The author opens with a prologue that is shocking and delivers a massive emotional punch, she then goes back a year and the novel is told over the following twelve months.
A housing estate in South London, populated by ordinary working class people, an area of social deprivation, but with grassy parks and trees and wild foxes.
Earl lives on the floor above the three lead female characters; Livia, Mickey and Sunny. He spends most of his day attending to his vast array of house plants, taken from cuttings from the gardens of people that he works for. Earl is surrounded by photographs of his late mother Bibby, a woman whose words have echoed through his life forever. He observes the women in the flat below, he hears them, he sees their regular comings and goings, and he reaches out to the 'Child', Sunny.
Livia, Mickey and Sunny are three generations of the same family, yet do not know each other at all. Mickey feels that Livia failed as a mother, and this was the last place that she wanted to end up. However, her father Jimmy has died and the man she was living with was handy with his fists, Livia's flat was the last resort for her and her daughter Sunny.

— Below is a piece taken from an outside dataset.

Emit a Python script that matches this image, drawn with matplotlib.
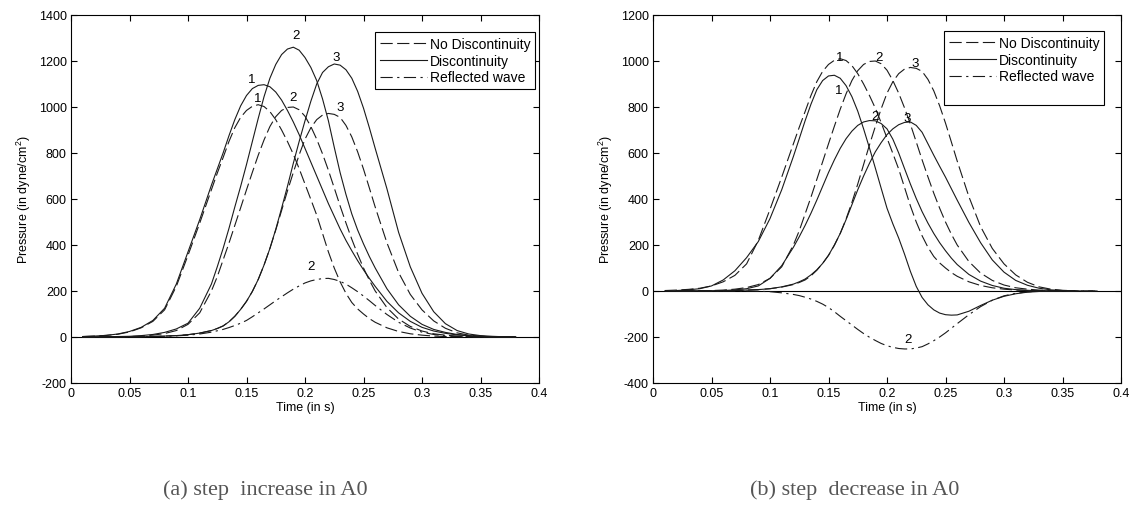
import matplotlib
matplotlib.use("Agg")
import matplotlib.pyplot as plt
from matplotlib.lines import Line2D

plt.rcParams['font.family'] = ['Liberation Sans', 'DejaVu Sans']
plt.rcParams['mathtext.default'] = 'regular'
plt.rcParams['axes.unicode_minus'] = False

# sample times (s), finer around the peaks
t_a = [0.01, 0.02, 0.03, 0.04, 0.05, 0.06, 0.07, 0.08, 0.09, 0.10, 0.11, 0.12,
       0.125, 0.13, 0.135, 0.14, 0.145, 0.15, 0.155, 0.16, 0.165, 0.17, 0.175,
       0.18, 0.185, 0.19, 0.195, 0.20, 0.205, 0.21, 0.215, 0.22, 0.225, 0.23,
       0.235, 0.24, 0.245, 0.25, 0.255, 0.26,
       0.27, 0.28, 0.29, 0.30, 0.31, 0.32, 0.33, 0.34, 0.35, 0.36, 0.37, 0.38]
t_b = [0.02, 0.03, 0.04, 0.05, 0.06, 0.07, 0.08, 0.09, 0.10, 0.11, 0.12,
       0.125, 0.13, 0.135, 0.14, 0.145, 0.15, 0.155, 0.16, 0.165, 0.17, 0.175,
       0.18, 0.185, 0.19, 0.195, 0.20, 0.205, 0.21, 0.215, 0.22, 0.225, 0.23,
       0.235, 0.24, 0.245, 0.25, 0.255, 0.26,
       0.27, 0.28, 0.29, 0.30, 0.31, 0.32, 0.33, 0.34, 0.35, 0.36]

# No discontinuity (same in both panels), on t_a
nd1 = [2, 4, 7, 12, 22, 40, 68, 118, 220, 355, 495, 640,
       712, 780, 850, 910, 955, 985, 1003, 1010, 1002, 980, 945, 900, 850, 795,
       732, 665, 598, 530, 450, 370, 300, 240, 190, 150, 122, 100, 80, 64,
       40, 24, 14, 8, 4, 2, 1, 0, 0, 0, 0, 0]
nd2 = [0, 0, 1, 1, 2, 4, 8, 15, 28, 55, 105, 200,
       262, 335, 408, 485, 562, 640, 716, 790, 857, 915, 958, 985, 998, 1000,
       988, 960, 915, 860, 796, 725, 648, 570, 496, 425, 360, 300, 247, 200,
       128, 78, 46, 26, 14, 8, 4, 2, 1, 0, 0, 0]
nd3 = [0, 0, 0, 0, 1, 1, 2, 4, 6, 10, 17, 28,
       37, 48, 66, 90, 120, 155, 198, 250, 313, 385, 465, 550, 635, 715,
       792, 860, 910, 945, 965, 972, 968, 955, 920, 870, 805, 730, 648, 565,
       410, 280, 185, 118, 70, 38, 18, 8, 3, 1, 0, 0]

# (a) step increase: discontinuity + reflected, on t_a
inc1 = [2, 4, 7, 13, 24, 42, 72, 125, 230, 370, 510, 660,
        730, 800, 875, 945, 1005, 1050, 1080, 1094, 1097, 1088, 1065, 1030, 985, 935,
        880, 820, 760, 700, 640, 580, 525, 470, 420, 375, 332, 292, 255, 220,
        155, 105, 68, 42, 26, 16, 9, 5, 3, 1, 0, 0]
inc2 = [0, 1, 1, 2, 3, 6, 11, 20, 35, 60, 125, 230,
        305, 385, 472, 565, 655, 750, 850, 950, 1045, 1125, 1185, 1228, 1252, 1260,
        1247, 1215, 1172, 1115, 1035, 940, 825, 715, 620, 535, 465, 405, 350, 300,
        210, 140, 90, 55, 33, 20, 11, 6, 3, 1, 0, 0]
inc3 = [0, 0, 0, 0, 1, 1, 2, 4, 6, 10, 17, 28,
        37, 48, 66, 90, 120, 155, 198, 250, 313, 385, 468, 560, 655, 755,
        850, 940, 1025, 1100, 1150, 1175, 1187, 1182, 1162, 1125, 1068, 995, 910, 820,
        645, 455, 305, 190, 110, 58, 28, 13, 6, 3, 1, 0]
refl_a = [0, 0, 0, 0, 0, 1, 2, 3, 5, 8, 13, 21,
          27, 33, 41, 50, 60, 72, 88, 105, 122, 140, 158, 175, 192, 208,
          222, 235, 244, 250, 254, 255, 250, 242, 230, 214, 197, 178, 158, 137,
          98, 64, 39, 21, 11, 5, 2, 1, 0, 0, 0, 0]

# (b) step decrease: discontinuity + reflected, on t_b
dec1 = [2, 5, 10, 22, 48, 88, 145, 215, 315, 440, 585,
        662, 740, 812, 875, 915, 935, 938, 925, 893, 845, 782, 705, 622, 535,
        447, 360, 292, 230, 160, 85, 20, -28, -60, -82, -96, -103, -105, -104,
        -88, -63, -40, -23, -12, -5, -2, 0, 0, 0]
dec2 = [0, 0, 1, 1, 2, 5, 10, 22, 55, 110, 190,
        236, 285, 338, 395, 455, 515, 570, 620, 662, 695, 720, 735, 741, 740,
        728, 705, 660, 600, 532, 465, 402, 345, 295, 250, 210, 175, 143, 115,
        72, 43, 24, 12, 6, 3, 1, 0, 0, 0]
dec3 = [0, 0, 0, 0, 1, 2, 4, 6, 10, 18, 30,
        40, 52, 70, 92, 120, 155, 200, 250, 310, 375, 440, 500, 555, 605,
        645, 680, 705, 723, 733, 735, 720, 690, 640, 590, 542, 495, 445, 395,
        298, 210, 135, 82, 46, 25, 12, 5, 2, 0]
refl_b = [0, 0, 0, 0, 0, 0, 0, -1, -3, -8, -15,
          -20, -27, -35, -45, -57, -72, -90, -110, -129, -148, -167, -185, -201, -215,
          -228, -238, -245, -250, -252, -252, -248, -242, -230, -216, -200, -182, -162, -142,
          -103, -68, -40, -21, -10, -4, -1, 0, 0, 0]

# curve number labels: (text, t, p)
labels_a = [("1", 0.1547, 1121), ("1", 0.160, 1039), ("2", 0.1923, 1313),
            ("2", 0.190, 1043), ("3", 0.2268, 1219), ("3", 0.230, 1002),
            ("2", 0.205, 309)]
labels_b = [("1", 0.160, 1019), ("2", 0.193, 1016), ("3", 0.224, 993),
            ("1", 0.159, 875), ("2", 0.190, 759), ("3", 0.2176, 752),
            ("2", 0.218, -209)]

captions = ["(a) step  increase in A0", "(b) step  decrease in A0"]

lc = '#1a1a1a'
dash = (0, (11, 4))
dashdot = (0, (11, 4, 2, 4))

fig = plt.figure(figsize=(11.4, 5.1), dpi=100)
ax1 = fig.add_axes([71 / 1140, 1 - 384 / 510, 468 / 1140, 368 / 510])
ax2 = fig.add_axes([653 / 1140, 1 - 384 / 510, 468 / 1140, 368 / 510])


def panel(ax, t, d1, d2, d3, refl, labs, ylim, yticks, legend_anchor, extra_row):
    ax.axhline(0, color='k', lw=0.8, zorder=1)
    h1, = ax.plot(t_a, nd1, color=lc, lw=0.8, ls=dash)
    ax.plot(t_a, nd2, color=lc, lw=0.8, ls=dash)
    ax.plot(t_a, nd3, color=lc, lw=0.8, ls=dash)
    h2, = ax.plot(t, d1, color=lc, lw=0.8)
    ax.plot(t, d2, color=lc, lw=0.8)
    ax.plot(t, d3, color=lc, lw=0.8)
    h3, = ax.plot(t, refl, color=lc, lw=0.8, ls=dashdot)
    for s, x, y in labs:
        ax.text(x, y, s, fontsize=9.5, ha='center', va='center')
    ax.set_xlim(0, 0.4)
    ax.set_ylim(*ylim)
    ax.set_xticks([0, 0.05, 0.1, 0.15, 0.2, 0.25, 0.3, 0.35, 0.4])
    ax.set_xticklabels(['0', '0.05', '0.1', '0.15', '0.2', '0.25', '0.3', '0.35', '0.4'])
    ax.set_yticks(yticks)
    ax.tick_params(direction='in', length=4, width=0.8, top=True, right=True,
                   labelsize=9, pad=3)
    for sp in ax.spines.values():
        sp.set_linewidth(0.8)
    ax.set_xlabel('Time (in s)', fontsize=9, labelpad=1)
    ax.set_ylabel('Pressure (in dyne/cm$^{2}$)', fontsize=9, labelpad=4)
    handles = [h1, h2, h3]
    names = ['No Discontinuity', 'Discontinuity', 'Reflected wave']
    if extra_row:
        handles.append(Line2D([], [], lw=0))
        names.append(' ')
    leg = ax.legend(handles, names, loc='upper right', bbox_to_anchor=legend_anchor,
                    fontsize=10, frameon=True, fancybox=False, framealpha=1,
                    edgecolor='k', handlelength=3.4, handletextpad=0.2,
                    labelspacing=0.2, borderpad=0.35, borderaxespad=0)
    leg.get_frame().set_linewidth(0.8)


panel(ax1, t_a, inc1, inc2, inc3, refl_a, labels_a, (-200, 1400),
      [-200, 0, 200, 400, 600, 800, 1000, 1200, 1400], (1 - 4 / 468, 1 - 17 / 368), False)
panel(ax2, t_b, dec1, dec2, dec3, refl_b, labels_b, (-400, 1200),
      [-400, -200, 0, 200, 400, 600, 800, 1000, 1200], (1 - 17 / 468, 1 - 16 / 368), True)

fig.text(265 / 1140, 1 - 490 / 510, captions[0], ha='center', va='center',
         family=['Liberation Serif', 'DejaVu Serif'], fontsize=16, color='#555555')
fig.text(855 / 1140, 1 - 490 / 510, captions[1], ha='center', va='center',
         family=['Liberation Serif', 'DejaVu Serif'], fontsize=16, color='#555555')

fig.savefig('out.png', dpi=100)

This author is so skilled at portraying the issues of inequality, family trauma and race for mixed-race women in London. All three of these women have to deal with the problems of poor and unsafe housing, domestic violence and health inequalities. Yet she does this in a very down to earth fashion, there's no sentimentality here, just plain hard facts. Both Livia and Mickey have made many rash and bad decisions in their lives, and the effects on young Sunny are glaringly obvious as she struggles through her school life, with an often uncontrollable temper and an urge to know everything that is happening, Sunny's life seems to be one long round of punishment.
This is a story that can be incredibly bleak, especially as Mickey makes mistake after mistake. The cigarettes, the booze, the badly chosen sexual partners, these keep on happening, time after time. As Sunny gets a little older, she begins to question the relationships within her own family, and then seeks solace in others outside the family, but like Mickey, she doesn't always make the best choices. It is what happens within one of these 'friendships' that ultimately becomes the downfall of this family.
Blunt, raw, astute and gripping, this is a magnificent look at parenting relationships, in their many forms. Often very tender, it is also so very brutal at times. Beautifully written, with prose to savour. Highly recommended.